Probably the best time to read A Christmas Carol is close to Christmas, but this sovereign remedy for the gloomy cynicism of ordinary life works any time.

After A Christmas Carol I suggest reading Hard Times, one of the shortest of Dickens’s novels and perhaps the most uncompromising. The story has a solid Dickensian plot with no surprises in it. But plot is not the essence of this book. Mainly it is about the deep conflict that Dickens saw in his time—and that we see in ours—between two kinds of lives: a carefree, feeling existence, full of sentiment and imagination; and one based on facts, efficiency, and dogged work. The Gradgrind family tries to live entirely in their heads; Sissy Jupe, the little circus orphan who, untypically, they take in and care for, tries to be like them. But they fail to turn Sissy into an efficient human machine, and she ends up revealing to all of them—amid much pain and anguish—the values of the heart. It is a beautiful and moving story, made not the less effective by Dickens’s savage descriptions of Coketown, his imaginary blighted Midlands town.

Hard Times has fewer than three hundred pages; The Pickwick Papers has nearly eight hundred, which is closer to the Dickensian norm.

The original proposal made to the then young Dickens by his publisher was for a series of sketches about the members of a sporting club—hunters and fishermen. Dickens vetoed the idea; he knew very little about such sports. What he did know a lot about, from his reporter days, was travel. He decided to write a book about a club of traveling gentlemen.

It started unremarkably; the first issue sold only fifty copies and reviews were mixed. As the issues appeared, Samuel Pickwick, fat, wealthy, and good-hearted, the head of the club, emerged as the leading character. But it was not until the fifth issue—Chapter 15—that Dickens was inspired to introduce Sam Weller as Mr. Pickwick’s servant. By the fifteenth number the publishers were selling upward of forty thousand copies, and Dickens was famous.

So was Pickwick, whose name has given us an English adjective; so, even more so, was Sam Weller. There are many intelligent, cunning, loyal servants in literature but none quite like Sam Weller, who is more loyal and loving than any other at the same time that the world is never able to outwit him. Mr. Pickwick flourishes under his care and so does this splendid book.

It is customary to say that The Pickwick Papers is not really a novel—but what is a novel, then, if this is not one? True, it has its false starts, its slow places. On the whole it charges ahead at full speed, entertaining all its readers enormously and touching their hearts.
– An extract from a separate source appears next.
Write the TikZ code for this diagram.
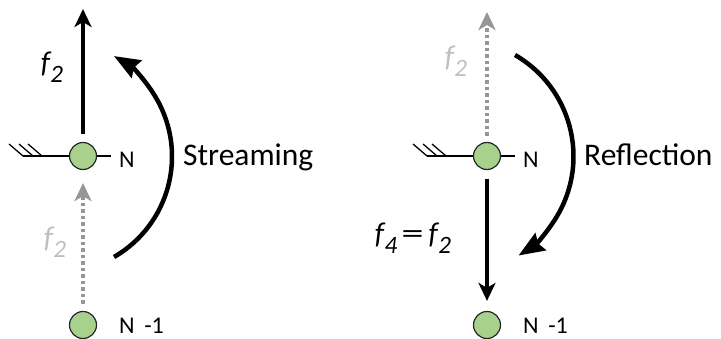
\documentclass[tikz,border=0pt]{standalone}
\usepackage{fontspec}
\setmainfont{Carlito}
\usetikzlibrary{arrows.meta}
\definecolor{nodegreen}{RGB}{169,209,142}
\definecolor{dotgray}{RGB}{150,150,150}
\definecolor{labelgray}{RGB}{191,191,191}
\newcommand\fsym[1]{\textit{f}\kern-1pt\raisebox{-0.32em}{\fontsize{25}{25}\selectfont\itshape #1}}
\begin{document}
\begin{tikzpicture}[x=1pt,y=1pt,
 site/.style={circle, draw=black!85, line width=1.2pt, fill=nodegreen, minimum size=27pt, inner sep=0pt},
 lbl/.style={font=\fontsize{24}{28}\selectfont, anchor=base west, inner sep=0pt},
 big/.style={font=\fontsize{31.5}{36}\selectfont, anchor=base west, inner sep=0pt},
 flbl/.style={font=\fontsize{30}{32}\selectfont, inner sep=0pt},
 solidarrow/.style={line width=4.2pt, -{Stealth[length=18pt,width=17pt,inset=5pt]}},
 dotarrow/.style={dotgray, line width=4pt, dash pattern=on 3.5pt off 3pt, -{Stealth[length=18pt,width=17pt,inset=5pt]}},
 curvearrow/.style={line width=4.5pt, -{Stealth[length=26pt,width=20pt,inset=3pt]}},
 wall/.style={line width=1.3pt},
]
\useasboundingbox (0,0) rectangle (721,338);

% ---------- left: streaming ----------
\coordinate (lw) at (23,182);
\coordinate (le) at (111,182);
\draw[wall] (lw) -- (le);
\draw[wall] (lw) -- ++(-14,12);
\draw[wall] ([xshift=10pt]lw) -- ++(-14,12);
\draw[wall] ([xshift=19pt]lw) -- ++(-14,12);
\node[site] (ln) at (83,182) {};
\node[site] (lm) at (83,13) {};
\node[lbl] (lnl) at (119,171) {N};
\node[lbl] (lml) at (119,5) {N\hspace{0.4em}-1};
\coordinate (ltop) at (83,329);
\draw[solidarrow, shorten <=8pt] (ln) -- (ltop);
\draw[dotarrow, shorten <=7pt, shorten >=13pt] (lm) -- (ln);
\node[flbl] (lf) at (52,271) {\fsym{2}};
\node[flbl, text=labelgray] (lfg) at (55,96) {\fsym{2}};
\draw[curvearrow] (114,81) arc[start angle=-60, end angle=60, radius=116];
\node[big] (ls) at (183,172) {Streaming};

% ---------- right: reflection ----------
\coordinate (rw) at (427,182);
\coordinate (re) at (515,182);
\draw[wall] (rw) -- (re);
\draw[wall] (rw) -- ++(-14,12);
\draw[wall] ([xshift=10pt]rw) -- ++(-14,12);
\draw[wall] ([xshift=19pt]rw) -- ++(-14,12);
\node[site] (rn) at (487,182) {};
\node[site] (rm) at (487,13) {};
\node[lbl] (rnl) at (523,171) {N};
\node[lbl] (rml) at (523,5) {N\hspace{0.4em}-1};
\coordinate (rtop) at (487,326);
\draw[dotarrow, shorten <=6pt] (rn) -- (rtop);
\draw[solidarrow, shorten <=9pt, shorten >=10pt] (rn) -- (rm);
\node[flbl, text=labelgray] (rfg) at (456,277) {\fsym{2}};
\node[flbl] (rf) at (413,100) {\fsym{4}\kern4pt\scalebox{1.5}[1]{=}\kern5pt\fsym{2}};
\draw[curvearrow] (515,283) arc[start angle=60, end angle=-58, radius=117];
\node[big] (rs) at (584,172) {Reflection};
\end{tikzpicture}
\end{document}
A Christmas Carol and Hard Times are both short books, and The Pickwick Papers is easy because it demands nothing from readers (except enjoyment). There is a great part of Dickens that remains after those comfortable books have been read and digested. Once captured by this greatest of English novelists, you may decide to read all of Dickens, from Oliver Twist to Great Expectations, from The Old Curiosity Shop to A Tale of Two Cities (you may have read that one in school). But where to start? I suggest Bleak House. It is a very long, very great book. It has all of Dickens’s faults but also all of his virtues; the latter much outweigh the former. And if you decide to read no more, you will have read, in Bleak House, what is probably the quintessential Dickens work.

If our memory of David Copperfield is primarily one of sunshine happiness, then our memory of Bleak House is just the opposite. The prevailing image of the book is fog. It is there from the very first page.

Fog everywhere. Fog up the river, where it flows among green aits and meadows; fog down the river, where it rolls defiled among the tiers of shipping and the waterside pollutions of a great (and dirty) city. Fog on the Essex marshes, fog on the Kentish heights … Chance people on the bridges peeping over the parapets into a nether sky of fog, with fog all around them, as if they were up in a balloon, and hanging in the misty clouds.

The fog is not only on the outside, it is also within the characters in Bleak House, all of them, in their eyes, their throats, their very brains. It is an extraordinary living thing, this fog.

Bleak House contains scenes of love and happiness, but the most memorable ones are fog-bound and fog-dirtied. Nevertheless, readers are not left with a sense of foggy confusion. Just the opposite. The world may be fog-bound, Dickens is telling us, but good and evil, true and false, right and wrong, are as clear-cut as ever. Indeed, it is almost as if you cannot make those fundamental human judgments if you have not experienced the fogginess that lies at the heart of so much that we think and do.